To meet the president’s deadline of a formal proposal in March 2015, much of the underlying technical work will have to largely be hashed out in 2014. So now the real work and decision-making begins – drafting the rules that build on the Phase 1 foundation to promote the next generation of cost-effective technologies. Below are a handful of critical technical-regulatory topic areas that will essentially define how strong the impact of the Phase 2 rules will be.

  • Integrating trailers. Phase 1 did not incorporate the immense technology potential now being embraced by trailer efficiency leaders. Considering how cost-effective available trailer technologies are, Phase 2 would leave a conspicuous gap if it did not incorporate the other part of the tractor-trailer combination, but how, precisely, with new regulatory procedures, is a key remaining question.
  • Including transmissions and hybrids in the rule. The previous regulatory procedures made it pretty onerous for advanced new transmissions and hybrid vehicles to get credited, and therefore missed an opportunity to better promote these technologies’ deployment. Considering the new advanced transmissions and hybrid offerings since 2010, the new rulemaking could do better to help nudge these technologies into the market.
  • Promoting more efficiency technologies in vocational trucks.
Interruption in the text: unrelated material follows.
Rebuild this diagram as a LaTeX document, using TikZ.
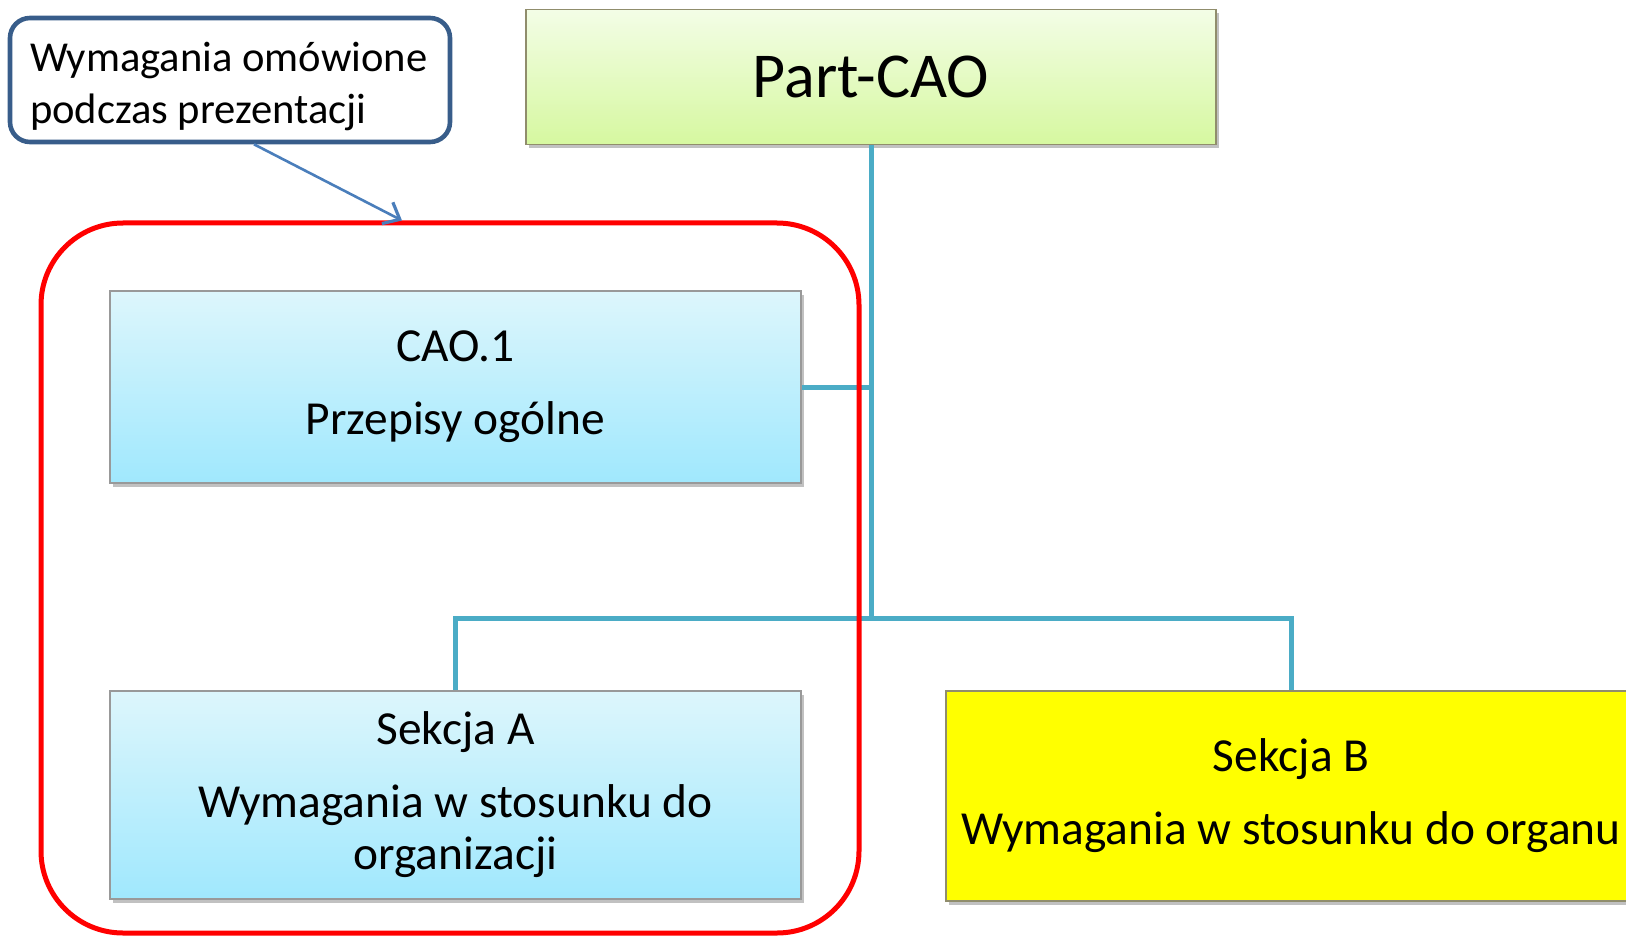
\documentclass[tikz,border=0pt]{standalone}
\usepackage{fontspec}
\setmainfont{Carlito}
\usetikzlibrary{arrows.meta,shadows}
\definecolor{linkblue}{HTML}{4BACC6}
\definecolor{noteblue}{HTML}{385D8A}
\definecolor{arrowblue}{HTML}{4A7EBB}
\definecolor{greentop}{HTML}{F3FDE6}
\definecolor{greenbot}{HTML}{D6F8A0}
\definecolor{bluetop}{HTML}{DDF6FC}
\definecolor{bluebot}{HTML}{A0E8FD}
\begin{document}
\begin{tikzpicture}[x=0.5pt, y=-0.5pt,
  boxshadow/.style={drop shadow={shadow xshift=1.5pt, shadow yshift=-2pt, opacity=0.35, fill=black!70}},
  part/.style={shape=rectangle, draw=gray!75!olive, line width=0.6pt, top color=greentop, bottom color=greenbot, boxshadow, minimum width=345pt, minimum height=67.5pt, font=\fontsize{32}{38}\selectfont},
  sect/.style={shape=rectangle, draw=gray!80, line width=0.6pt, top color=bluetop, bottom color=bluebot, boxshadow, minimum width=345.5pt, align=center, font=\fontsize{23.7}{26}\selectfont},
  sectB/.style={sect, draw=gray!75!olive, fill=yellow, top color=yellow, bottom color=yellow, minimum width=345pt},
  note/.style={shape=rectangle, draw=noteblue, line width=2.3pt, rounded corners=10pt, fill=white, minimum width=220pt, minimum height=62pt, inner xsep=10pt, inner ysep=3pt, text width=200pt, align=flush left, font=\fontsize{21.3}{26}\selectfont},
  group/.style={shape=rectangle, draw=red, line width=2.5pt, rounded corners=41pt, minimum width=409pt, minimum height=355pt},
  conn/.style={draw=linkblue, line width=2.5pt}]
\clip (0,0) rectangle (1626,936);
\node[part] (P) at (871,77) {Part-CAO};
\node[sect, minimum height=96pt] (CAO1) at (455.5,387) {CAO.1\\[10.5pt]Przepisy ogólne};
\node[sect, minimum height=104pt] (SA) at (455.5,795) {Sekcja A\\[10.5pt]Wymagania w stosunku do\\organizacji};
\node[sectB, minimum height=105pt] (SB) at (1291,796) {Sekcja B\\[10.5pt]Wymagania w stosunku do organu};
\coordinate (hub) at (871,618);
\path [conn] (P.south) edge (hub);
\path [conn] (CAO1.east) edge (CAO1.east -| hub);
\draw [conn] (hub) -| (SA.north);
\draw [conn] (hub) -| (SB.north);
\node[group] (G) at (450,578) {};
\node[note] (N) at (230,80) {\rule{0pt}{21pt}Wymagania omówione\\podczas prezentacji};
\draw [-{Straight Barb[length=7pt, width=12pt, line width=1.6pt]}, draw=arrowblue, line width=1.3pt] ([xshift=12pt]N.south) -- ([xshift=-24pt]G.north);
\end{tikzpicture}
\end{document}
The previous rule used a catch-all category of “vocational” trucks for dump trucks, urban delivery vehicles, and buses, and basically punted on analyzing their technology potential. This round could help understand and promote what efficiency potential there is within these truck segments and how best to account for their diverse uses on new test procedures.
  • Moving toward technology-forcing standards. The previous standards were done quickly and were widely seen as locking in industry trends to adopt off-the-shelf technology (for a ~6-23% reduction in fuel use by truck type). Now, new research and technology announcements are suggesting far more technology could be available in 2020–2025 and beyond.
  • Advancing pickup and van technology. These “Class 2b and 3” trucks are cousins of light-duty pickups that are getting major efficiency overhauls as part of the 2017-2025 car rule. Technology-neutral standards might potentially achieve similar improvements, on a percentage basis, for their heavy-duty counterparts.
  • Treating natural gas. No conversation about future trucks is complete without consideration of natural gas. Previous vehicle efficiency rulemakings have worked through complicated decisions about what is happening upstream to produce natural gas, and how to credit and incentivize its use at the vehicle.

In grappling with the questions above, the agencies’ engineers, and industry’s, will have their work cut out for them. It is especially exciting to see just how positive all the industry stakeholders are. The Heavy Duty Vehicle Efficiency Leadership Group, including a trailer manufacturer (Wabash), major powertrain players (Cummins and Eaton), and fleets (FedEx, Con-Way, and Waste Management), are actively engaged in the process. And the industry players within US DOE’s SuperTruck teams have been active in showing what is achievable – and it’s clear that there’s a lot of potential efficiency improvements on the way (as in these examples, from Cummins, Daimler, Volvo, and Navistar).

Let’s see just how efficient trucks might get.